San Diego, CA – When Dr. Tyler Bachon started his radiology residency, he thought clinical correlation would only be a phrase he added to reports as a means of putting the onus of the diagnosis back onto other physicians and midlevels.
This week, due to Coronavirus, Dr. Bachon was pulled out of his usual dark reading room and thrust into duty as an auxiliary internal medicine intern. The transition was a shock to him to say the least.
“I haven’t looked at lab results for over a decade, I don’t know about what normal sodium levels should be! This is the worst idea ever!” Dr. Bachon lamented.
On the third day of his purgatory, Dr. Bachon and the IM team reached what they thought was a mutually beneficial compromise. Bachon would read all imaging studies for the team and would no longer have to do H&Ps, daily notes or try to figure out where the hell sodium goes in the lab skeleton diagrams.

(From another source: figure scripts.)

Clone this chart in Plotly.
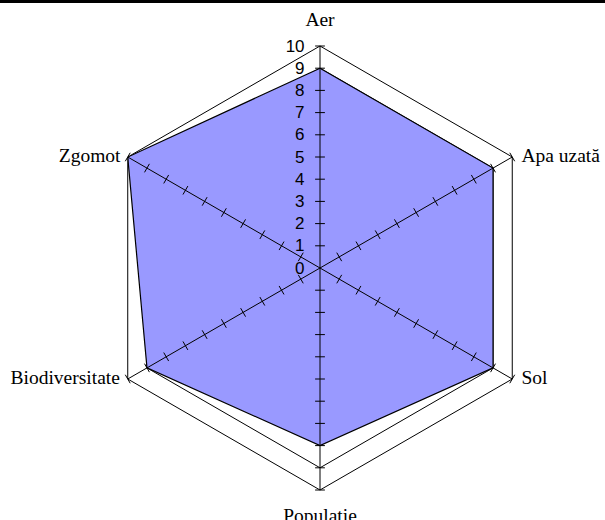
import plotly.graph_objects as go

categories = ["Aer", "Apa uzată", "Sol", "Populatie", "Biodiversitate", "Zgomot"]
values = [9, 9, 9, 8, 9, 10]
tick_values = [0, 1, 2, 3, 4, 5, 6, 7, 8, 9, 10]
bearings = [0, 60, 120, 180, 240, 300]  # clockwise from top, for tick mark orientation
label_positions = ["top center", "middle right", "middle right",
                   "bottom center", "middle left", "middle left"]
label_pads = [22, 13, 13, 26, 11, 10]  # invisible marker sizes used as label padding

fig = go.Figure()

# Filled area
fig.add_trace(go.Scatterpolar(
    r=values + [values[0]], theta=categories + [categories[0]],
    mode="lines", fill="toself", fillcolor="#9999FF",
    line=dict(color="black", width=1.2), hoverinfo="skip", showlegend=False))

# Spokes drawn above the fill
spoke_r, spoke_t = [], []
for c in categories:
    spoke_r += [0, tick_values[-1], None]
    spoke_t += [c, c, None]
fig.add_trace(go.Scatterpolar(
    r=spoke_r, theta=spoke_t, mode="lines",
    line=dict(color="black", width=1), hoverinfo="skip", showlegend=False))

# Tick marks on each spoke
tr, tt, ta = [], [], []
for c, b in zip(categories, bearings):
    for v in tick_values[1:]:
        tr.append(v)
        tt.append(c)
        ta.append(b + 90)
fig.add_trace(go.Scatterpolar(
    r=tr, theta=tt, mode="markers",
    marker=dict(symbol="line-ns", size=7, angle=ta,
                line=dict(color="black", width=1), color="black"),
    hoverinfo="skip", showlegend=False))

# Category labels at the ends of the spokes
fig.add_trace(go.Scatterpolar(
    r=[tick_values[-1]] * len(categories), theta=categories,
    mode="markers+text", text=categories, textposition=label_positions,
    textfont=dict(family="Liberation Serif, Times New Roman", size=19.5, color="black"),
    marker=dict(size=label_pads, opacity=0),
    cliponaxis=False, hoverinfo="skip", showlegend=False))

fig.update_layout(
    width=605, height=520,
    margin=dict(l=98, r=63, t=46, b=30),
    paper_bgcolor="white", plot_bgcolor="white",
    polar=dict(
        bgcolor="white",
        gridshape="linear",
        domain=dict(x=[0, 1], y=[0, 1]),
        radialaxis=dict(
            range=[0, 10], tickvals=tick_values, angle=90, tickangle=90,
            side="counterclockwise",
            showline=False, ticks="outside", ticklen=9, tickcolor="rgba(0,0,0,0)",
            showgrid=True, gridcolor="black", gridwidth=1,
            tickfont=dict(family="Liberation Sans, Arial", size=17, color="black"),
        ),
        angularaxis=dict(
            direction="clockwise", rotation=90,
            showline=True, linecolor="black", linewidth=1,
            showgrid=False, ticks="", showticklabels=False,
        ),
    ),
    shapes=[dict(type="rect", xref="paper", yref="paper",
                 x0=-98/444, x1=(605-98)/444, y0=1+43/444, y1=1+46/444,
                 fillcolor="black", line=dict(width=0))],
)

fig.write_html("out.html", config={"displayModeBar": False},
               post_script="document.body.style.margin='0px';")
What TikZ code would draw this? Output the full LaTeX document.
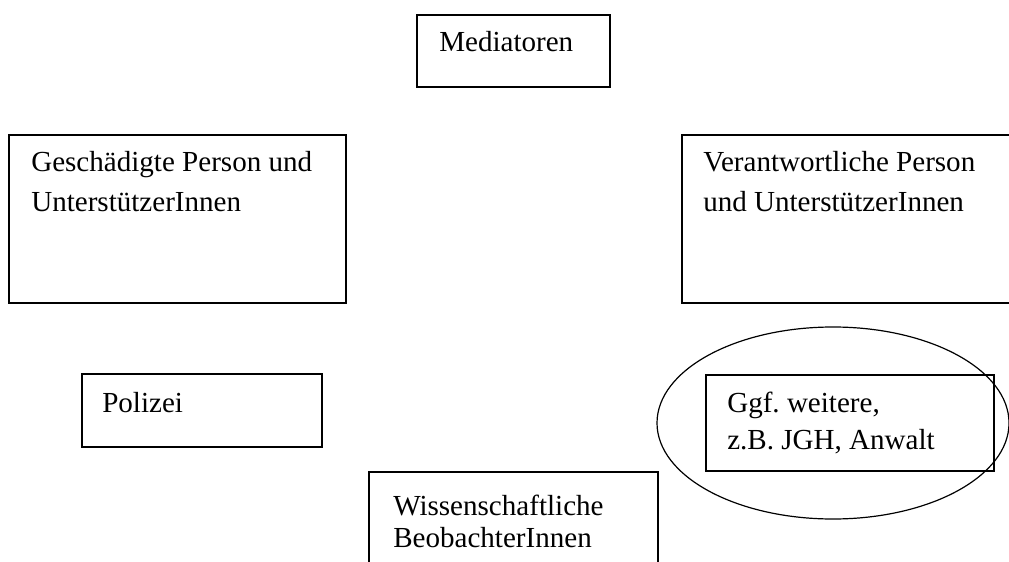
\documentclass[tikz,border=0pt]{standalone}
\usepackage{fontspec}
\setmainfont{Liberation Serif}
\usetikzlibrary{shapes.geometric}
\frenchspacing

\begin{document}
\begin{tikzpicture}[x=0.75pt, y=0.75pt,
  box/.style={draw, line width=1.2pt, inner sep=0pt},
  txt/.style={anchor=base west, align=left, inner sep=0pt,
    font=\fontsize{21.8}{30}\selectfont}]

\useasboundingbox (0,0) rectangle (1009,561);

% the boxes
\node[box, minimum width=144.75pt, minimum height=54pt] (med) at (513.5,510) {};
\node[box, minimum width=252.75pt, minimum height=126pt] (ges) at (177.5,342) {};
\node[box, minimum width=252.75pt, minimum height=126pt] (ver) at (850.5,342) {};
\node[box, minimum width=180pt, minimum height=54.75pt] (pol) at (202,150.5) {};
\node[box, minimum width=216pt, minimum height=72pt] (ggf) at (850,138) {};
\node[box, minimum width=216.75pt, minimum height=75pt] (wis) at (513.5,39) {};
\node[draw, ellipse, line width=0.9pt, inner sep=0pt,
  minimum width=264pt, minimum height=144pt] (grp) at (833,138) {};

% the texts (base = last line)
\node[txt] (medtxt) at (439,509) {Mediatoren};
\node[txt] (gestxt) at (31,349) {Geschädigte Person und\\UnterstützerInnen};
\node[txt] (vertxt) at (703,349) {Verantwortliche Person\\und UnterstützerInnen};
\node[txt] (poltxt) at (102,149) {Polizei};
\node[txt, font=\fontsize{21.8}{27.75}\selectfont] (ggftxt) at (727,112)
  {Ggf. weitere,\\z.B. JGH, Anwalt};
\node[txt, font=\fontsize{21.8}{24}\selectfont] (wistxt) at (393,14)
  {Wissenschaftliche\\BeobachterInnen};

\end{tikzpicture}
\end{document}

The plan went great until Dr. Bachon saw a possible bilateral hazy opacity on a morning chest xray and recommended clinical correlation for possible pneumonia or Coronavirus. It was at that moment that Bachon realized that he would have to perform that clinical correlation!
“I don’t know how to clinically correlate! I’m a god-damn radiologist, not a stethoscopologist! I don’t know what pneumonia sounds like or smells like. This is bull dookie!” Bachon complained.
Bachon was later seen offering an actual IM Intern a protein bar he had stolen from an orthopaedic surgeon in exchange for performing a clinical correlation.